:: SOURCE DATA
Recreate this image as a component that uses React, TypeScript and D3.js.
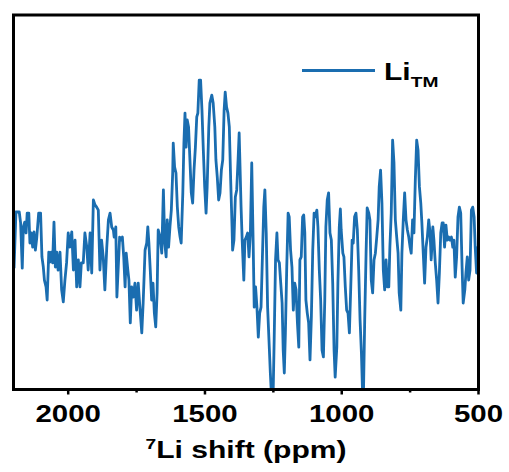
import React from "react";
import * as d3 from "d3";

// 7Li shift (ppm)
const shiftPpm: number[] = [
  2198, 2191, 2179, 2174, 2168, 2164, 2159, 2154, 2150, 2144,
  2140, 2135, 2130, 2125, 2120, 2115, 2108, 2101, 2096, 2091,
  2087, 2081, 2077, 2071, 2067, 2062, 2057, 2052, 2047, 2042,
  2037, 2030, 2024, 2018, 2012, 2006, 2000, 1994, 1987, 1981,
  1975, 1969, 1963, 1957, 1952, 1945, 1939, 1932, 1927, 1920,
  1914, 1908, 1902, 1896, 1890, 1884, 1878, 1872, 1866, 1859,
  1853, 1847, 1841, 1835, 1832, 1826, 1822, 1817, 1812, 1807,
  1802, 1797, 1792, 1788, 1782, 1778, 1773, 1768, 1762, 1756,
  1750, 1744, 1738, 1731, 1726, 1719, 1713, 1709, 1705, 1700,
  1695, 1690, 1685, 1680, 1675, 1671, 1664, 1658, 1652, 1647,
  1642, 1638, 1633, 1628, 1623, 1618, 1616, 1611, 1606, 1601,
  1596, 1591, 1587, 1581, 1577, 1573, 1569, 1565, 1560, 1555,
  1550, 1545, 1540, 1535, 1530, 1526, 1521, 1516, 1511, 1506,
  1501, 1496, 1492, 1486, 1482, 1475, 1470, 1464, 1460, 1455,
  1450, 1445, 1440, 1435, 1430, 1426, 1421, 1416, 1411, 1406,
  1401, 1399, 1394, 1389, 1384, 1379, 1375, 1368, 1364, 1358,
  1354, 1349, 1344, 1339, 1334, 1329, 1324, 1320, 1315, 1310,
  1305, 1300, 1295, 1290, 1285, 1281, 1276, 1271, 1266, 1261,
  1256, 1251, 1247, 1242, 1237, 1233, 1228, 1223, 1218, 1214,
  1210, 1206, 1201, 1196, 1192, 1187, 1182, 1177, 1172, 1167,
  1162, 1157, 1155, 1153, 1148, 1143, 1139, 1135, 1131, 1126,
  1121, 1116, 1111, 1106, 1101, 1097, 1091, 1087, 1082, 1077,
  1072, 1067, 1062, 1058, 1053, 1048, 1043, 1038, 1033, 1028,
  1024, 1018, 1014, 1009, 1005, 1002, 996, 992, 987, 982,
  977, 972, 967, 962, 958, 953, 948, 943, 938, 933,
  928, 923, 921, 916, 911, 907, 901, 897, 892, 887,
  882, 877, 872, 867, 863, 858, 853, 848, 843, 838,
  833, 828, 824, 819, 814, 809, 804, 799, 794, 790,
  784, 780, 775, 770, 765, 760, 755, 750, 746, 741,
  736, 731, 726, 721, 716, 711, 707, 702, 697, 692,
  687, 682, 677, 673, 667, 663, 658, 653, 648, 643,
  638, 633, 629, 624, 619, 614, 609, 604, 599, 594,
  590, 585, 580, 575, 570, 565, 560, 556, 550, 546,
  541, 536, 531, 526, 521, 516, 512, 507, 502, 500,
];

// Intensity (a.u.)
const intensity: number[] = [
  32.4, 47.4, 47.4, 44.5, 32.4, 43.4, 44.7, 41.8, 47.1, 47.1,
  39.1, 41.8, 38.0, 42.1, 37.2, 40.5, 47.1, 47.1, 35.4, 32.7,
  29.2, 27.4, 23.9, 36.7, 34.0, 36.7, 33.8, 44.7, 32.7, 36.7,
  31.9, 36.7, 26.6, 23.4, 29.2, 33.8, 41.8, 38.0, 42.1, 31.9,
  39.9, 27.4, 34.6, 27.4, 33.8, 33.8, 41.8, 38.0, 31.9, 41.8,
  31.1, 50.6, 49.3, 48.7, 47.9, 31.9, 39.9, 35.4, 26.6, 38.0,
  45.3, 47.1, 43.4, 42.6, 40.7, 43.4, 24.7, 32.7, 40.7, 39.9,
  40.7, 35.4, 27.4, 36.4, 31.9, 29.2, 17.8, 27.4, 24.7, 28.4,
  21.2, 28.4, 22.0, 15.1, 23.1, 37.2, 39.1, 43.4, 39.1, 31.9,
  23.9, 28.4, 20.4, 16.7, 25.8, 42.6, 40.7, 36.4, 53.3, 39.1,
  35.4, 45.3, 38.0, 43.4, 47.9, 57.8, 65.8, 59.4, 57.8, 48.7,
  43.4, 40.7, 39.1, 52.5, 65.8, 73.8, 64.7, 72.0, 70.1, 61.3,
  52.5, 49.8, 58.6, 64.7, 72.8, 73.8, 82.6, 82.6, 74.6, 63.9,
  54.1, 47.1, 54.1, 70.1, 76.5, 78.6, 76.5, 70.1, 61.3, 56.7,
  50.6, 52.5, 58.6, 61.3, 74.6, 79.4, 75.4, 73.8, 70.1, 55.9,
  43.4, 37.2, 39.9, 51.4, 53.3, 61.3, 68.5, 48.7, 39.9, 29.2,
  39.9, 40.7, 41.8, 35.4, 41.8, 60.5, 39.9, 22.0, 27.4, 22.0,
  14.0, 20.4, 22.0, 35.4, 48.7, 53.3, 41.8, 22.0, 13.2, 4.4,
  -3, -2, 13.2, 34.6, 41.8, 34.6, 33.8, 28.4, 23.1, 10.5,
  4.4, 15.1, 32.7, 47.1, 46.1, 37.2, 32.7, 21.2, 28.4, 26.6,
  17.8, 11.3, 23.1, 34.6, 35.4, 46.1, 46.6, 41.8, 23.9, 20.4,
  17.8, 7.9, 19.4, 37.2, 47.1, 46.1, 47.9, 43.4, 31.9, 23.9,
  10.5, 8.7, 23.9, 43.4, 50.6, 52.5, 41.8, 39.9, 28.4, 10.5,
  3.3, 11.3, 28.4, 43.4, 48.2, 42.6, 36.4, 35.4, 27.4, 21.2,
  20.4, 15.1, 27.4, 39.9, 39.1, 46.1, 47.1, 42.6, 31.9, 18.6,
  9.7, -3, -3, 18.6, 36.4, 48.5, 47.1, 45.3, 29.2, 25.8,
  34.6, 36.4, 40.7, 45.3, 54.1, 58.6, 49.8, 31.9, 26.6, 34.6,
  27.4, 27.4, 38.0, 47.1, 66.6, 60.5, 45.3, 40.7, 36.4, 25.8,
  21.2, 36.4, 45.3, 52.5, 45.3, 42.6, 40.7, 38.0, 36.4, 45.3,
  41.8, 55.9, 66.6, 63.9, 54.1, 49.8, 44.5, 36.4, 28.4, 38.0,
  40.7, 45.3, 41.8, 34.6, 43.4, 39.9, 33.8, 29.2, 23.1, 31.1,
  41.8, 44.5, 44.5, 38.0, 43.9, 39.9, 40.7, 39.9, 40.7, 38.0,
  39.9, 30.0, 35.4, 46.1, 48.7, 47.1, 32.7, 23.1, 26.6, 31.1,
  35.4, 29.2, 31.9, 47.9, 48.7, 46.1, 38.0, 31.1, 38.0, 37.2,
];

const majorTicks: number[] = [2000, 1500, 1000, 500];
const minorTicks: number[] = [1750, 1250, 750];
const seriesName = "Li";
const seriesSub = "TM";
const xTitleSup = "7";
const xTitle = "Li shift (ppm)";

const W = 509;
const H = 472;
const left = 13.5;
const right = 478.5;
const top = 15;
const bottom = 389.5;
const color = "#1a6db0";
const font = "'Liberation Sans', Arial, Helvetica, sans-serif";
const sx = 1.28; // horizontal stretch of the text in the reference

export default function App() {
  const x = d3.scaleLinear().domain([2200, 500]).range([left, right]);
  const y = d3.scaleLinear().domain([0, 100]).range([bottom, top]);
  const n = Math.min(shiftPpm.length, intensity.length);
  const data = d3.range(n).map((i) => [shiftPpm[i], intensity[i]] as [number, number]);
  const line = d3
    .line<[number, number]>()
    .x((d) => x(d[0]))
    .y((d) => y(d[1]));

  return (
    <svg
      width={W}
      height={H}
      style={{ position: "absolute", left: 0, top: 0, background: "#fff" }}
    >
      <defs>
        <clipPath id="plotClip">
          <rect x={left} y={top} width={right - left} height={bottom - top} />
        </clipPath>
      </defs>
      <path
        d={line(data) || ""}
        fill="none"
        stroke={color}
        strokeWidth={2.8}
        strokeLinejoin="round"
        clipPath="url(#plotClip)"
      />
      <rect
        x={left}
        y={top}
        width={right - left}
        height={bottom - top}
        fill="none"
        stroke="#000"
        strokeWidth={3}
      />
      {majorTicks.map((t) => (
        <line key={"M" + t} x1={x(t)} x2={x(t)} y1={bottom} y2={bottom + 5} stroke="#000" strokeWidth={2.5} />
      ))}
      {minorTicks.map((t) => (
        <line key={"m" + t} x1={x(t)} x2={x(t)} y1={bottom} y2={bottom + 3} stroke="#000" strokeWidth={2.5} />
      ))}
      {majorTicks.map((t) => (
        <g key={"L" + t} transform={`translate(${x(t)},${421.5}) scale(${sx},1)`}>
          <text x={0} y={0} textAnchor="middle" fontFamily={font} fontWeight="bold" fontSize={23} fill="#000">
            {t}
          </text>
        </g>
      ))}
      <g transform={`translate(${(left + right) / 2},${458}) scale(${sx},1)`}>
        <text x={0} y={0} textAnchor="middle" fontFamily={font} fontWeight="bold" fontSize={23.5} fill="#000">
          <tspan fontSize={15} dy={-9}>{xTitleSup}</tspan>
          <tspan dy={9}>{xTitle}</tspan>
        </text>
      </g>
      <line x1={302} x2={375} y1={70.5} y2={70.5} stroke={color} strokeWidth={2.8} />
      <g transform={`translate(384,80) scale(${sx},1)`}>
        <text x={0} y={0} fontFamily={font} fontWeight="bold" fontSize={23.5} fill="#000">
          {seriesName}
          <tspan fontSize={15} dy={7}>{seriesSub}</tspan>
        </text>
      </g>
    </svg>
  );
}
::::
= REQUIREMENTS =
Omit the pictures, then repeat exactly each line from the beginning of the listing through the line with "import * as".

= WRITTEN SOLUTION =
Recreate this image as a component that uses React, TypeScript and D3.js.
import React from "react";
import * as d3 from "d3";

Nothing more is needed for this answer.